Political correctness still reigns
Home Secretary, Priti Patel says in her foreword:
“Victims and survivors of these abhorrent crimes have told me how they were let down by the state in the name of political correctness. What happened to these children remains one of the biggest stains on our country’s conscience.”
She acknowledges, then, that submission to political correctness has allowed many of these crimes to continue. As I have said before, we have been sacrificing girls to political correctness.
Sadly, the evidence from this report is that political correctness continues to reign supreme. The report has not advanced our understanding of the characteristics of grooming gangs, beyond the recognition that we need to do more work. These crimes have been perpetrated for over 40 years, yet after a two-year investigation the government report says that that they don’t really know very much about the characteristics of the offenders. But the data is out there. It is not difficult to read. It is hard not to conclude that political correctness has overseen this thoroughly inadequate result.
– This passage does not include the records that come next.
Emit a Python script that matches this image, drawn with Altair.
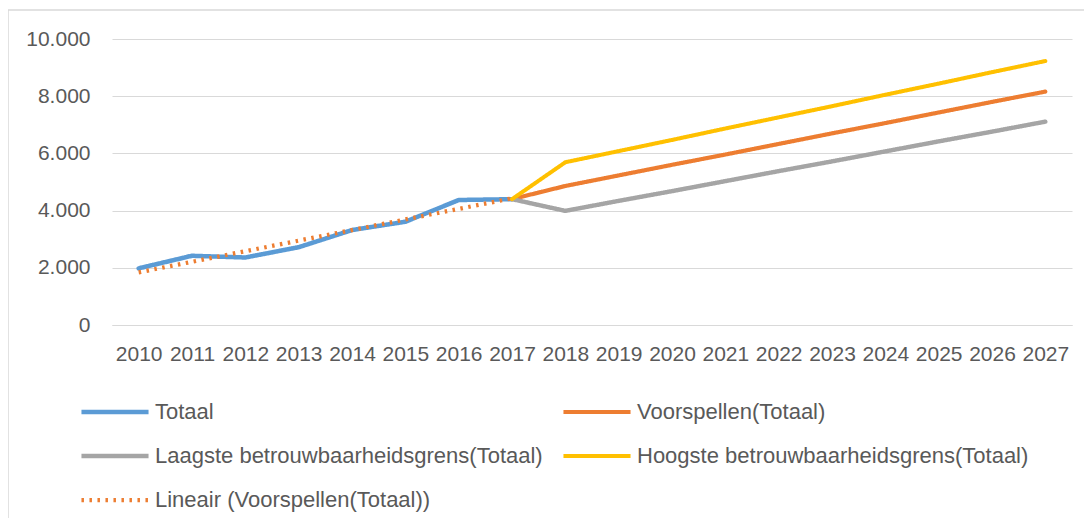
import altair as alt
import pandas as pd

# legend order is column-major (3 rows x 2 columns)
series_names = [
    "Totaal",
    "Laagste betrouwbaarheidsgrens(Totaal)",
    "Lineair (Voorspellen(Totaal))",
    "Voorspellen(Totaal)",
    "Hoogste betrouwbaarheidsgrens(Totaal)",
]
colors = ["#5B9BD5", "#A5A5A5", "#ED7D31", "#ED7D31", "#FFC000"]
dashes = [[1, 0], [1, 0], [2.5, 5.5], [1, 0], [1, 0]]
widths = [4.5, 4, 3, 4, 4]

years = ["2010", "2011", "2012", "2013", "2014", "2015", "2016", "2017", "2018",
         "2019", "2020", "2021", "2022", "2023", "2024", "2025", "2026", "2027"]

totaal_years = ["2010", "2011", "2012", "2013", "2014", "2015", "2016", "2017"]
totaal = [1980, 2420, 2360, 2720, 3320, 3610, 4370, 4400]

forecast_years = ["2017", "2018", "2019", "2020", "2021", "2022", "2023", "2024",
                  "2025", "2026", "2027"]
voorspellen = [4400, 4860, 5230, 5600, 5960, 6330, 6700, 7060, 7430, 7800, 8160]
laagste = [4400, 3990, 4340, 4680, 5030, 5380, 5720, 6070, 6420, 6760, 7110]
hoogste = [4400, 5690, 6080, 6470, 6870, 7260, 7650, 8050, 8440, 8840, 9230]

lineair = [1840, 2210, 2580, 2950, 3320, 3690, 4060, 4430]

TOT, LAAG, LIN, VOOR, HOOG = series_names

rows = []
for s, ys, vs in [
    (TOT, totaal_years, totaal),
    (VOOR, forecast_years, voorspellen),
    (LAAG, forecast_years, laagste),
    (HOOG, forecast_years, hoogste),
    (LIN, totaal_years, lineair),
]:
    for y, v in zip(ys, vs):
        rows.append({"series": s, "year": y, "value": v})
df = pd.DataFrame(rows)

FONT = "Liberation Sans"
TXT = "#595959"
GRID = "#D9D9D9"

x_enc = alt.X(
    "year:O",
    scale=alt.Scale(type="point", domain=years, padding=0.5),
    axis=alt.Axis(
        title=None, labelAngle=0, ticks=False, grid=False,
        domainColor=GRID, domainWidth=1, labelFont=FONT, labelFontSize=21,
        labelColor=TXT, labelPadding=18, labelBaseline="top",
    ),
)
y_enc = alt.Y(
    "value:Q",
    scale=alt.Scale(domain=[0, 10000], nice=False),
    axis=alt.Axis(
        title=None, values=[0, 2000, 4000, 6000, 8000, 10000], ticks=False,
        domain=False, gridColor=GRID, gridWidth=1, labelFont=FONT,
        labelFontSize=21, labelColor=TXT, labelPadding=22,
        labelExpr="replace(format(datum.value, ','), ',', '.')",
    ),
)
color_enc = alt.Color("series:N", scale=alt.Scale(domain=series_names, range=colors),
                      legend=alt.Legend(title=None))
dash_enc = alt.StrokeDash("series:N", scale=alt.Scale(domain=series_names, range=dashes),
                          legend=alt.Legend(title=None))
width_enc = alt.StrokeWidth("series:N", scale=alt.Scale(domain=series_names, range=widths),
                            legend=alt.Legend(title=None))

border = alt.Chart(pd.DataFrame({"a": [0]})).mark_rect(
    fill=None, stroke=GRID, strokeWidth=1.5, clip=False
).encode(
    x=alt.value(-104), x2=alt.value(1100), y=alt.value(-29), y2=alt.value(700)
)

solid = alt.Chart(df).transform_filter(
    alt.datum.series != LIN
).mark_line(strokeCap="round", strokeJoin="round").encode(
    x=x_enc, y=y_enc, color=color_enc, strokeDash=dash_enc, strokeWidth=width_enc
)
dotted = alt.Chart(df).transform_filter(
    alt.datum.series == LIN
).mark_line(strokeCap="butt").encode(
    x=x_enc, y=y_enc, color=color_enc, strokeDash=dash_enc, strokeWidth=width_enc
)

chart = alt.layer(border, solid, dotted).properties(
    width=960, height=286,
    autosize=alt.AutoSizeParams(type="none"),
    padding={"left": 104, "top": 31, "right": 12, "bottom": 193},
).configure_view(stroke=None).configure_legend(
    orient="none", legendX=-33, legendY=361, columns=2, columnPadding=18,
    rowPadding=20, clipHeight=24, symbolType="stroke", symbolSize=4500,
    labelFont=FONT, labelFontSize=22, labelColor=TXT, labelOffset=4,
    padding=0, labelLimit=600,
)

chart.save("out.html", embed_options={"renderer": "svg", "actions": False})
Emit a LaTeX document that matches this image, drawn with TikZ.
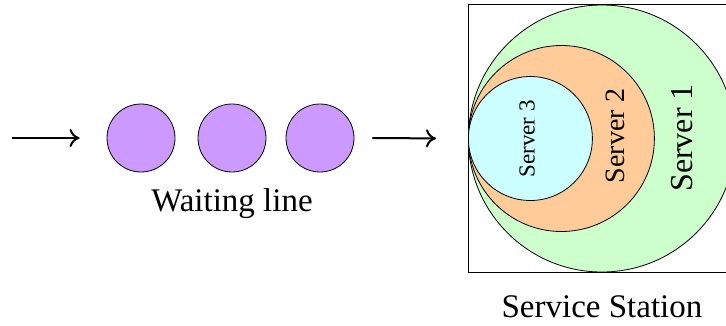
\documentclass[tikz,border=0pt]{standalone}
\usepackage{fontspec}
\setmainfont{Liberation Serif}
\usetikzlibrary{arrows.meta,positioning}
\definecolor{lilac}{HTML}{CC99FF}
\definecolor{mint}{HTML}{CCFFCC}
\definecolor{peach}{HTML}{FFCC99}
\definecolor{ice}{HTML}{CCFFFF}

\begin{document}
\begin{tikzpicture}[x=1pt,y=-1pt,
  queue/.style={circle,draw,fill=lilac,minimum size=68pt,inner sep=0pt,line width=0.8pt},
  server/.style={circle,draw,inner sep=0pt,line width=0.8pt,anchor=west},
  lbl/.style={font=\fontsize{33}{40}\selectfont},
  ar/.style={-{To[length=10pt,width=18pt]},line width=2pt}]
  \clip (0,0) rectangle (726,325);
  \node[draw,line width=1pt,minimum width=268pt,minimum height=268pt,inner sep=0pt,anchor=north west] (station) at (468,4) {};
  \node[server,fill=mint,minimum size=267pt] (s1) at (station.west) {};
  \node[server,fill=peach,minimum size=186pt] (s2) at (station.west) {};
  \node[server,fill=ice,minimum size=124pt] (s3) at (station.west) {};
  \node[rotate=90,font=\fontsize{32}{38}\selectfont] (t1) at (682,138) {Server 1};
  \node[rotate=90,font=\fontsize{28}{34}\selectfont] (t2) at (615,136) {Server 2};
  \node[rotate=90,font=\fontsize{23}{28}\selectfont] (t3) at (527,139) {Server 3};
  \foreach \x [count=\i] in {141,232,320} \node[queue] (q\i) at (\x,138) {};
  \node[lbl] (wait) at (232,204) {Waiting line};
  \node[lbl] (serv) at (602,307) {Service Station};
  \coordinate (in) at (12,138);
  \draw[ar,shorten >=27pt] (in) -- (q1.west);
  \draw[ar,shorten <=18pt,shorten >=32pt] (q3.east) -- (station.west);
\end{tikzpicture}
\end{document}
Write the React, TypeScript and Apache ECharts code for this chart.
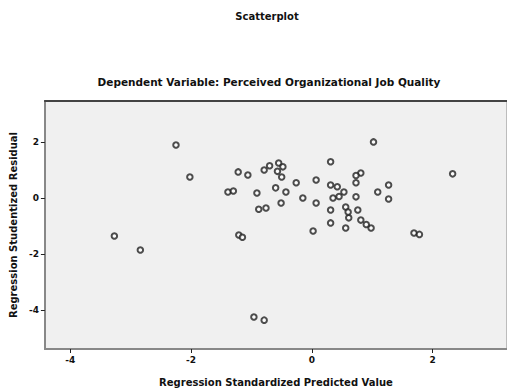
import React, { useEffect, useRef } from "react";
import * as echarts from "echarts";

const titleText = "Scatterplot";
const subtitleText = "Dependent Variable: Perceived Organizational Job Quality";
const xAxisTitle = "Regression Standardized Predicted Value";
const yAxisTitle = "Regression Studentized Residual";

const xTicks = [-4, -2, 0, 2];
const yTicks = [2, 0, -2, -4];

const predicted = [
  -2.25, -2.02, -3.27, -2.84, -1.22, -1.06, -0.79, -0.55, -0.5, -1.39,
  -0.91, -0.6, -0.43, -0.76, -0.51, -1.21, -0.96, -0.79, 1.02, 0.31,
  0.81, 2.33, -0.48, -0.26, 0.07, 0.31, 0.53, 0.73, 0.73, 1.09,
  1.27, 1.27, -0.15, 0.07, 0.35, 0.31, 0.56, 0.76, 0.61, 0.81,
  0.98, 0.56, 0.31, 0.02, 1.69, -1.15, -0.7, -0.88, 0.42, 0.45,
  0.9, 1.78, -1.3, 0.73, 0.6, -0.57,
];
const residual = [
  1.89, 0.75, -1.36, -1.86, 0.93, 0.82, 1.0, 1.25, 0.75, 0.21,
  0.18, 0.36, 0.21, -0.36, -0.18, -1.32, -4.25, -4.36, 2.0, 1.29,
  0.89, 0.86, 1.11, 0.54, 0.64, 0.46, 0.21, 0.54, 0.04, 0.21,
  0.46, -0.04, 0.0, -0.18, 0.0, -0.43, -0.32, -0.43, -0.71, -0.79,
  -1.07, -1.07, -0.89, -1.18, -1.25, -1.4, 1.15, -0.4, 0.4, 0.05,
  -0.95, -1.3, 0.25, 0.8, -0.5, 0.95,
];

export default function App() {
  const ref = useRef<HTMLDivElement>(null);
  useEffect(() => {
    document.body.style.margin = "0";
    const chart = echarts.init(ref.current!, null, { renderer: "svg" });
    const font = "DejaVu Sans";
    const data = predicted.map((x, i) => [x, residual[i]]);
    const titleStyle = { fontWeight: "bold" as const, color: "#111", fontFamily: font };
    chart.setOption({
      animation: false,
      backgroundColor: "#ffffff",
      textStyle: { fontFamily: font },
      title: [
        {
          text: titleText,
          left: 262,
          textAlign: "center",
          top: 6,
          textStyle: { ...titleStyle, fontSize: 10 },
        },
        {
          text: subtitleText,
          left: 264,
          textAlign: "center",
          top: 71,
          textStyle: { ...titleStyle, fontSize: 10.5 },
        },
      ],
      grid: {
        left: 43,
        top: 101,
        right: 0,
        bottom: 43,
        show: true,
        backgroundColor: "#f0f0f0",
        borderColor: "#888",
        borderWidth: 1,
      },
      xAxis: [
        {
          type: "value",
          min: -4.42,
          max: 3.23,
          position: "bottom",
          name: xAxisTitle,
          nameLocation: "middle",
          nameGap: 28,
          nameTextStyle: { ...titleStyle, fontSize: 10 },
          axisLine: { show: true, onZero: false, lineStyle: { color: "#888", width: 2 } },
          axisTick: { show: true, length: 4, customValues: xTicks, lineStyle: { color: "#222" } },
          axisLabel: {
            customValues: xTicks,
            fontSize: 9,
            fontWeight: "bold",
            color: "#111",
            margin: 6,
            formatter: (v: number) => String(v),
          },
          splitLine: { show: false },
        },
        {
          type: "value",
          min: -4.42,
          max: 3.23,
          position: "top",
          axisLine: { show: true, onZero: false, lineStyle: { color: "#444", width: 2 } },
          axisTick: { show: false },
          axisLabel: { show: false },
          splitLine: { show: false },
        },
      ],
      yAxis: {
        type: "value",
        min: -5.39,
        max: 3.46,
        name: yAxisTitle,
        nameLocation: "middle",
        nameGap: 26,
        nameTextStyle: { ...titleStyle, fontSize: 10 },
        axisLine: { show: true, onZero: false, lineStyle: { color: "#888", width: 2 } },
        axisTick: { show: true, length: 4, customValues: yTicks, lineStyle: { color: "#222" } },
        axisLabel: {
          customValues: yTicks,
          fontSize: 9,
          fontWeight: "bold",
          color: "#111",
          margin: 6,
          formatter: (v: number) => String(v),
        },
        splitLine: { show: false },
      },
      series: [
        {
          type: "scatter",
          xAxisIndex: 0,
          data,
          symbol: "emptyCircle",
          symbolSize: 5.5,
          itemStyle: { color: "#222", borderColor: "#222", borderWidth: 1.3 },
        },
      ],
    });
    return () => chart.dispose();
  }, []);
  return <div ref={ref} style={{ width: 507, height: 392 }} />;
}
The government needs to take action
There will be a debate in parliament on 18 January 2021 on the original petition, which called for publication of the government’s research into the characteristics of grooming gangs. You might want to ask your MP to attend and participate. We need to see some concrete steps forwards. Will the government mandate recording of convicts’ ethnicity and religion? When will this be done? Why wasn’t religion even considered?
These are the questions, and there are more, that the government should be forced to answer. We can’t let political correctness obstruct decisive action any longer. The government should be ashamed of itself. Perhaps it is no wonder they tried to hide this shoddy research.